La lezione del seminario

Don Stefano Crespi inizia invece col raccontare la grande lezione di vita che il Seminario gli ha trasmesso. Se nei primi anni l’imparare l’obbedienza fedele alla regola e alla comunità lo ha messo a dura prova, durante il quadriennio è stata una domanda («che tipo di prete il Signore mi chiede di essere?») a fare da filo conduttore.

Attualmente è vicario parrocchiale a San Giuliano Milanese ed è impegnato in particolare nella Pastorale giovanile. Don Crespi sottolinea che un sacerdote cresce non solo scegliendo di affrontare col Signore tutte le sfide che si incontrano, ma anche costruendo relazioni significative con i sacerdoti con cui si è chiamati a collaborare, dando loro fiducia. «È grazie a quest’affidamento che sono cresciuto prima come uomo e in seguito come sacerdote», ci racconta.

Certo, i protagonisti sono e rimangono i ragazzi, ma come si può educare, se prima non si educa se stessi? Concentrarsi sull’essere uomini, crescere in umanità è la strada fortemente caldeggiata da don Crespi e dal nostro progetto educativo. Le persone hanno bisogno, oggi come non mai, di preti capaci di ascoltare e di accompagnare, di condividere le gioie e le sofferenze della propria comunità, più che di sacerdoti attenti alle cose da organizzare o che si perdono in riflessioni astratte, che non tengono conto delle esigenze reali.

Non basta dunque studiare Teologia, ma occorre soprattutto educare il proprio carattere, raggiungere una conoscenza molto più profonda di sé, smussare i difetti, crescere in cordialità e accoglienza reciproca, imparare a lavorare e a vivere insieme, perché «la rigidità non è mai evangelica ».

È allora importante che il Seminario aiuti a formare uomini dalla mente e dal cuore aperto, capaci di porsi nei confronti delle comunità come ospiti e non come padroni.

Spostandosi con i Rom

Ma le frontiere dell’evangelizzazione si estendono ben oltre le nostre parrocchie. Mons. Mario Riboldi, dal 1971 incaricato diocesano per la Pastorale dei nomadi, ha trascorso l’intera sua vita cercando di accompagnare nella fede coloro che il nostro mondo “civilizzato” ha emarginato. Stiamo parlando del popolo rom e di quelli che noi chiamiamo “zingari”.

Colpito dalla testimonianza di una professoressa  che decide di lasciare tutto per insegnare loro l’italiano, mons. Roboldi si accoda ad una piccola carovana rom diretta a Roma.
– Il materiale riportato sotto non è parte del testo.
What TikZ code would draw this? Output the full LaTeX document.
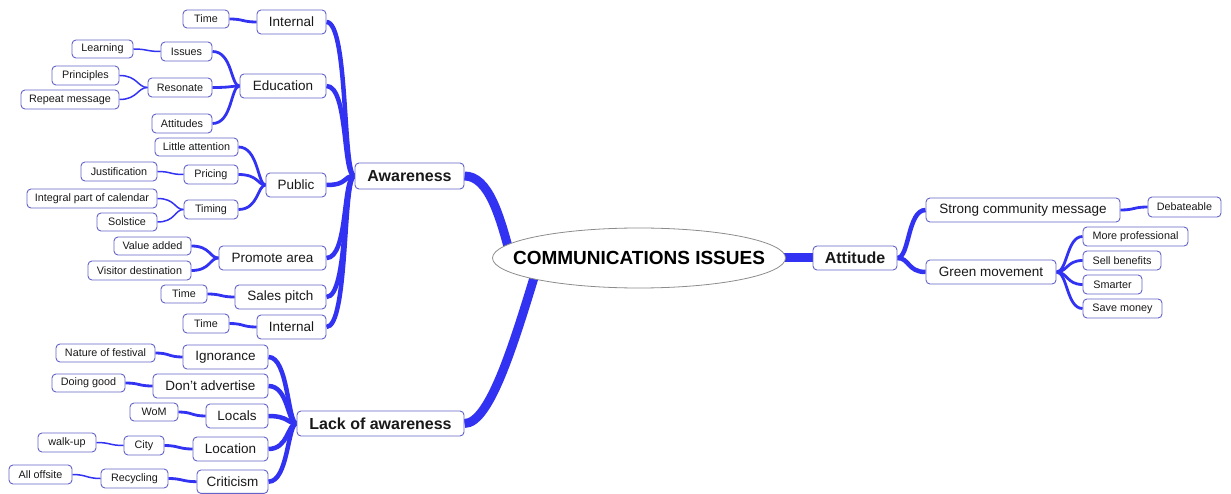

Inizia così il suo ministero straordinario, rimanendo fedele all’amore per questo popolo, nonostante l’apparente fallimento di ogni iniziativa.

«Ci sono voluti almeno vent’anni per iniziare a comprenderli», ci confida il sacerdote, ricordandoci quanto poco conosciamo dei rom, pur essendo sempre prontissimi a giudicarli.

Spesso si cerca di imporre loro la nostra cultura, senza metterci realmente in ascolto della loro, comportandoci da colonizzatori più che da servi secondo il Vangelo. Quanti considerano che vi sono dei professori anche fra di loro? E cosa dire delle famiglie Orfei e Togni? Mons. Riboldi ci confida che la stragrande maggioranza dei rom crede in Dio con assoluta certezza. Si contano anche alcune vocazioni fra loro, ad esempio un vescovo in India e persino un santo.

Poi il sacerdote condivide con noi alcune riflessioni: chi si occupa di loro? Quanto la Chiesa si preoccupa di questa porzione del popolo di Dio? Questioni ancora lontane dall’essere seriamente considerate. Interessante l’esempio offerto dalla Chiesa ortodossa di Bucarest, che ha pubblicato un testo di preghiera in alcune delle lingue di questi popoli nomadi.

Noi iniziamo col fare tesoro dell’esempio missionario che mons. Riboldi, sacerdote ambrosiano, offre a tutta la Chiesa.